La SARA s'enrichit sur notre dos
Les compagnies pétrolières y sont accusées de s'enrichir "sans cause" sur le dos des consommateurs. Le document met également en cause "le dispositif actuel de fixation des prix par les préfets".
Source : AFP
Une note établie pour secrétaire d'Etat à l'Outre-mer Yves Jégo sur la fixation des prix du carburant aux Antilles et en Guyane s'avère accablante pour les compagnies pétrolières, accusées de s'enrichir parfois "sans cause" sur le dos des consommateurs, a-t-on appris mercredi 11 février. Le document, rédigé par un membre d'une mission d'inspection interministérielle, met également en cause l'Etat : "Le dispositif actuel de fixation des prix par les préfets (...) prend l'eau de toutes parts". Créée en décembre dernier par Yves Jégo, la mission d'inspection est constituée de trois membres (Inspection générale des finances, Inspection générale de l'administration et Conseil général des mines). Elle s'est déjà rendue en Guyane et aux Antilles.
Selon le texte, dont l'AFP a obtenu une copie, "les services de l'Etat sont incapables de justifier la base de calculs" servant à la fixation, par les préfets, des prix du carburant en Guadeloupe, Martinique et Guyane. Les trois départements sont approvisionnés en carburants par la Société anonyme de raffinerie des Antilles (SARA), filiale de Total qui exerce un monopole de fait. Depuis sa fusion avec Fina et Elf, le groupe pétrolier exploite également près de la moitié des stations-services des trois DOM. D'après la note "le coût des approvisionnements n'est pas déterminé sur la base des approvisionnements réels" mais selon "une formule intangible", qui s'applique même si la raffinerie installée en Martinique "est arrêtée", comme en 2007. La marge de raffinage "de l'ordre de 85 millions d'euros par an", subit des "variations de plus de 15 % dans son évaluation entre deux documents successifs, sans justification", s'inquiète encore l'auteur du rapport.
Le coût du transport des produits finis vers la Guadeloupe et la Guyane, par des navires armés ou affrétés par la SARA, "n'est pas plus explicité".

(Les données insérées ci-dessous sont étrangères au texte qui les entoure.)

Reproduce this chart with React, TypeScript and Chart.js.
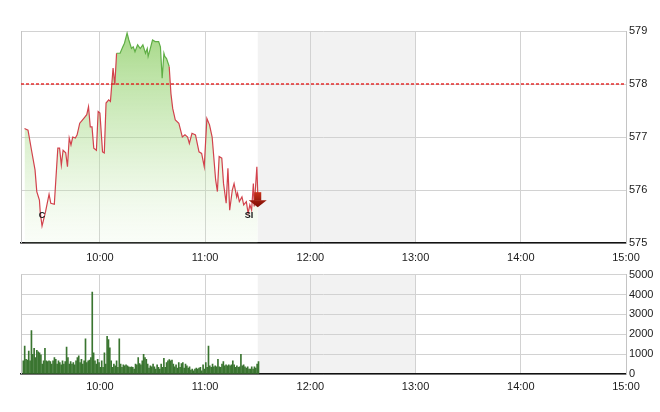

La note relève également "un enrichissement sans cause des pétroliers (qui) n'a jamais été mis sur la table": "l'effet dit de dilatation". Autrement dit, selon l'auteur, le carburant est facturé aux stations-services sur un volume donné à la température de 18°, mais il leur est livré à une température ambiante autour de 30°, ce qui augmente son volume, et par conséquent son coût.
"Ce système profite largement à tous, sauf au consommateur et à l'Etat": "en particulier à la SARA" avec son "objectif de rentabilité annuelle de 12%", "aux pétroliers avec un taux de rentabilité de 15%, au moins pour Total" et aux détaillants.
Les gérants reçoivent ainsi "une belle indemnisation de 150.000 euros en cas de départ définitif, mais aussi un petit bonus (de 15 à 20.000 euros) à chaque reconduction de contrat".
Yves Jégo a reconnu sur la foi de cette note, dans la dernière édition du Journal du Dimanche, "un vrai problème de transparence et même un questionnement sur un enrichissement sans cause des compagnies pétrolières". Le secrétaire d'Etat a même menacer que "tout pourrait se terminer par une action judiciaire de l'Etat contre elles".